Offbeat & somewhat boring SIX MILLION DOLLAR MAN episode has OSI Colonel Steve Austin -- who is an astronaut -- and his boss, former state prosecutor Oscar Goldman, getting mixed up in an assassination plot against a district attorney targeted for elimination by hired killer Gary Lockwood, best known for his role in 2001. Perhaps inspired by the House Select Comittee on Assassinations hearings, the plot revolves around Lockwood's labyrinthine scheme to do in the noble DA, Steve's efforts to bring him to justice after seeing him gun down an assistant DA by mistake, and plenty of harried motorcade scenes with people ducking in and out of doors while trying to protect a guy who isn't smart enough to even wear a flak vest as protection from being picked off by a sniper.

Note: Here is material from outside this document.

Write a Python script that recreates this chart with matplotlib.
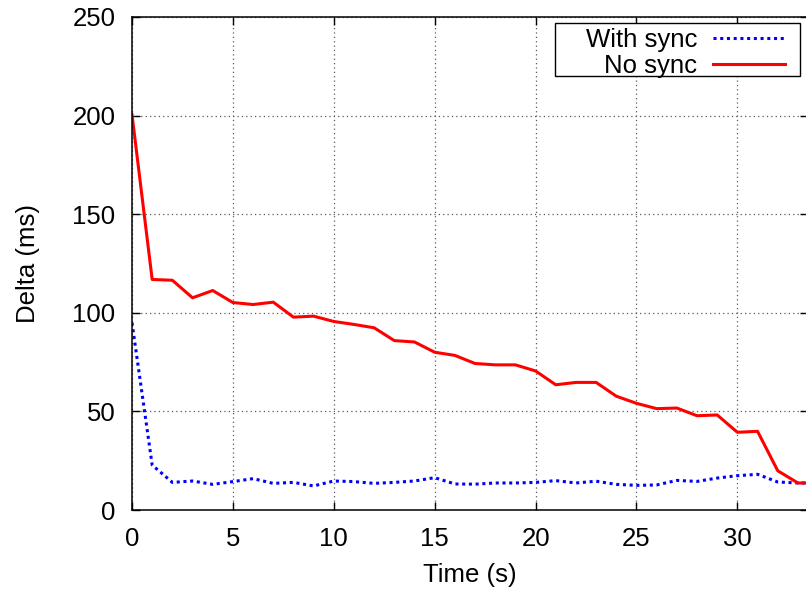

You may be wondering what all this has to do with an astronaut who flew to the moon, was smashed up in a test flight accident & re-built with super-powered bionic limbs. Well, you got me, and this episode is probably the only real misfire from the series' otherwise excellent First Season, who's episodes all had more grown-up themes than the later years where Steve would battle against Bigfoot. Here he does gumshoe work in trying to solve a murder mystery and, quite frankly, the formula doesn't work. It is like a ROCKFORD FILES jaunt with a bionic man: Other than tearing the door off a cab and warding off a killer pickup truck, Steve's bionics are relegated to the sidelines in Gratuitous Bionic Displays meant to remind viewers of what series they were watching. At one point he even goes to visit a tailor for clues and the gentleman kindly brings up Steve's fame as an astronaut just in case anyone was wondering if Lee Majors hadn't done this show on the side.

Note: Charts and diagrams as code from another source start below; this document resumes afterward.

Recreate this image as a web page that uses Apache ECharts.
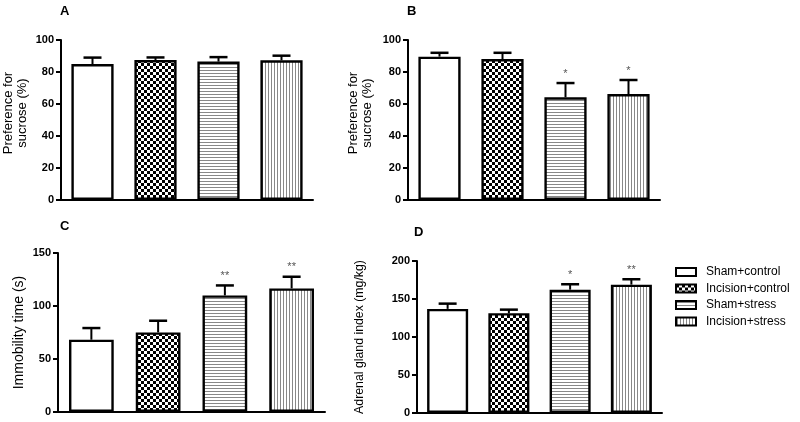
<!DOCTYPE html>
<html><head><meta charset="utf-8">
<script src="https://cdn.jsdelivr.net/npm/echarts@6/dist/echarts.min.js"></script>
<style>html,body{margin:0;padding:0;background:#fff}#c{width:800px;height:422px}</style>
</head><body><div id="c"></div>
<script>
const categories = ['Sham+control', 'Incision+control', 'Sham+stress', 'Incision+stress'];
const panelLetters = ['A', 'B', 'C', 'D'];
const yNames = ['Preference for\nsucrose (%)', 'Preference for\nsucrose (%)', 'Immobility time (s)', 'Adrenal gland index (mg/kg)'];
const meanA = [85.0, 87.5, 86.5, 87.3];
const semA  = [4.0, 1.6, 2.8, 2.9];
const starA = ['', '', '', ''];
const meanB = [89.6, 88.1, 64.2, 66.2];
const semB  = [2.4, 3.9, 8.9, 8.8];
const starB = ['', '', '*', '*'];
const meanC = [68.2, 75.1, 110.0, 116.6];
const semC  = [11.0, 11.0, 9.4, 11.0];
const starC = ['', '', '**', '**'];
const meanD = [137.0, 131.3, 162.3, 168.9];
const semD  = [6.9, 4.7, 7.1, 7.1];
const starD = ['', '', '*', '**'];
const yMax = [100, 100, 150, 200];
const yInterval = [20, 20, 50, 50];

const means = [meanA, meanB, meanC, meanD];
const sems = [semA, semB, semC, semD];
const stars = [starA, starB, starC, starD];

function makePattern(kind) {
  const c = document.createElement('canvas');
  const ctx = c.getContext('2d');
  if (kind === 'plain') { c.width = 2; c.height = 2; ctx.fillStyle = '#fff'; ctx.fillRect(0,0,2,2); }
  else if (kind === 'check') {
    c.width = 6; c.height = 6; ctx.fillStyle = '#fff'; ctx.fillRect(0,0,6,6);
    ctx.fillStyle = '#000'; ctx.fillRect(0,0,3,3); ctx.fillRect(3,3,3,3);
  } else if (kind === 'h') {
    c.width = 3; c.height = 3; ctx.fillStyle = '#fff'; ctx.fillRect(0,0,3,3);
    ctx.fillStyle = '#888'; ctx.fillRect(0,1,3,1);
  } else {
    c.width = 3; c.height = 3; ctx.fillStyle = '#fff'; ctx.fillRect(0,0,3,3);
    ctx.fillStyle = '#888'; ctx.fillRect(1,0,1,3);
  }
  return { image: c, repeat: 'repeat' };
}
const patterns = [makePattern('plain'), makePattern('check'), makePattern('h'), makePattern('v')];

const grids = [
  { left: 60, top: 40, width: 253, height: 160 },
  { left: 408, top: 40, width: 252, height: 160 },
  { left: 58, top: 253, width: 267, height: 159 },
  { left: 417, top: 261, width: 245, height: 152 }
];
const nameGaps = [32, 34, 32, 50];
const nameSizes = [13, 13, 14, 12.3];
const namePads = [[0, 0, 0, 14], [0, 0, 0, 14], [0, 0, 0, 0], [0, 0, 0, 0]];
const titlePos = [[55, 0], [402, 0], [55, 215], [409, 221]];
const font = 'Liberation Sans, Arial, sans-serif';

const xAxes = [], yAxes = [], series = [], titles = [];
for (let g = 0; g < 4; g++) {
  xAxes.push({
    type: 'category', gridIndex: g, data: categories,
    axisLine: { lineStyle: { color: '#000', width: 2 } },
    axisTick: { show: false }, axisLabel: { show: false }
  });
  yAxes.push({
    type: 'value', gridIndex: g, min: 0, max: yMax[g], interval: yInterval[g],
    name: yNames[g], nameLocation: 'middle', nameRotate: 90, nameGap: nameGaps[g],
    nameTextStyle: { fontSize: nameSizes[g], color: '#000', fontFamily: font, lineHeight: 14, padding: namePads[g] },
    axisLine: { show: true, lineStyle: { color: '#000', width: 2 } },
    axisTick: { show: true, length: 5, lineStyle: { color: '#000', width: 2 } },
    axisLabel: { color: '#000', fontWeight: 'bold', fontSize: 11, fontFamily: font, margin: 7 },
    splitLine: { show: false }
  });
  titles.push({ text: panelLetters[g], left: titlePos[g][0], top: titlePos[g][1],
    textStyle: { fontSize: 13, fontWeight: 'bold', color: '#000', fontFamily: font } });
  for (let i = 0; i < 4; i++) {
    series.push({
      type: 'bar', name: categories[i], xAxisIndex: g, yAxisIndex: g,
      data: categories.map((_, j) => j === i ? means[g][j] : '-'),
      barWidth: '67%', barGap: '-100%', z: 2,
      itemStyle: { color: patterns[i], borderColor: '#000', borderWidth: 2.4 }
    });
  }
  series.push({
    type: 'custom', xAxisIndex: g, yAxisIndex: g, z: 5,
    data: means[g].map((m, j) => [j, m + sems[g][j], m, stars[g][j]]),
    encode: { x: 0, y: 1 },
    renderItem: function (params, api) {
      const x = api.value(0);
      const top = api.coord([x, api.value(1)]);
      const base = api.coord([x, api.value(2)]);
      const st = api.value(3);
      const children = [
        { type: 'line', shape: { x1: top[0], y1: top[1], x2: base[0], y2: base[1] }, style: { stroke: '#000', lineWidth: 2 } },
        { type: 'line', shape: { x1: top[0] - 9, y1: top[1], x2: top[0] + 9, y2: top[1] }, style: { stroke: '#000', lineWidth: 2.5 } }
      ];
      if (st) children.push({ type: 'text', style: { text: st, x: top[0], y: top[1] - 4, align: 'center', verticalAlign: 'bottom', fill: '#555', font: '11px ' + font } });
      return { type: 'group', children: children };
    }
  });
}

const chart = echarts.init(document.getElementById('c'), null, { renderer: 'canvas' });
chart.setOption({
  animation: false,
  backgroundColor: '#fff',
  title: titles,
  grid: grids,
  xAxis: xAxes,
  yAxis: yAxes,
  legend: {
    data: categories, orient: 'vertical', left: 670, top: 261, padding: 5,
    itemWidth: 20, itemHeight: 8, itemGap: 4.5, icon: 'rect',
    itemStyle: { borderColor: '#000', borderWidth: 2 },
    textStyle: { fontSize: 12, color: '#000', fontFamily: font, padding: [0, 0, 0, 5] }
  },
  series: series
});
</script></body></html>
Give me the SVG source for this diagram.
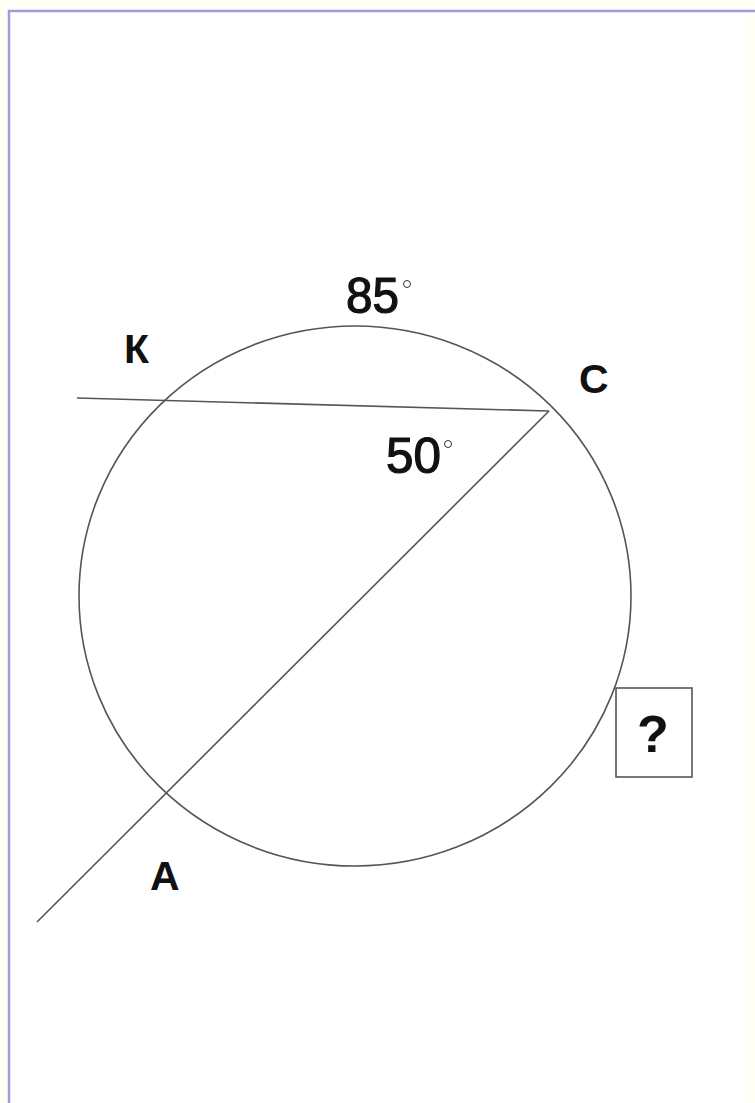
<svg xmlns="http://www.w3.org/2000/svg" width="755" height="1103" viewBox="0 0 755 1103">
<style>
.ln{stroke:#555;stroke-width:1.6;fill:none}
.lbl{font-family:"Liberation Sans",Arial,sans-serif;font-weight:bold;fill:#111}
.num{font-family:"Liberation Sans",Arial,sans-serif;font-weight:normal;fill:#111;stroke:#111;stroke-width:1.2}
</style>
<rect x="0" y="0" width="755" height="1103" fill="#fffff6"/>
<rect x="9" y="11" width="738" height="1092" fill="#ffffff"/>
<path d="M9,1103 V11 H755" stroke="#9d9ddb" stroke-width="2.5" fill="none"/>
<g id="circle"><ellipse class="ln" cx="355" cy="596" rx="276" ry="270"/></g>
<g id="connectors">
<line class="ln" x1="77" y1="398" x2="549" y2="411"/>
<line class="ln" x1="549" y1="411" x2="37" y2="922"/>
</g>
<g id="label-85"><text class="num" x="346" y="313" font-size="50" textLength="53" lengthAdjust="spacingAndGlyphs">85</text><circle cx="407" cy="284" r="3.5" fill="none" stroke="#333" stroke-width="1"/></g>
<g id="label-50"><text class="num" x="386" y="473" font-size="50" textLength="55" lengthAdjust="spacingAndGlyphs">50</text><circle cx="448" cy="444" r="3.5" fill="none" stroke="#333" stroke-width="1"/></g>
<g id="label-K"><text class="lbl" x="124" y="363" font-size="41">К</text></g>
<g id="label-C"><text class="lbl" x="579" y="393" font-size="41">С</text></g>
<g id="label-A"><text class="lbl" x="150" y="890" font-size="41">А</text></g>
<g id="question"><rect x="616" y="688" width="76" height="89" fill="#fff" stroke="#555" stroke-width="1.6"/><text class="lbl" x="653" y="752" font-size="52" text-anchor="middle">?</text></g>
</svg>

It's still some of the best TV of the 1970s and Majors flaunts a wardrobe of leisure suits and denim coordinates that will tweak the bad taste gland in any fan of schlock entertainment. But aside from the insight that OSI Colonel Steve Austin puts ketchup on his hot dogs, the show really doesn't contribute or add anything to the series ... Unless you want to cite the running gag where Steve destroys private property with his bionic gratuity and promptly peels out a wad of $100 bills to pay for it, as well as the gag reply to casual questions about how he can do his amazing feats like seeing in the dark ("Well, I eat a lot of carrots"; good advice for younger viewers maybe). He is also able to prance around Los Angeles running 60mph with nobody even looking twice at him, suggesting that stealth materials may have been used on those leisure suits. And the episode's strangely squarish, Nixon/Ford era law & order mentality is quite unique in the raging Age of Aquarius. It's well made, but what were they thinking?
4/10; Lockwood's assassin character would later be brought back in the 2nd Season episode "Steve Austin, Fugitive" to reprise is role, though I have't the foggiest idea why.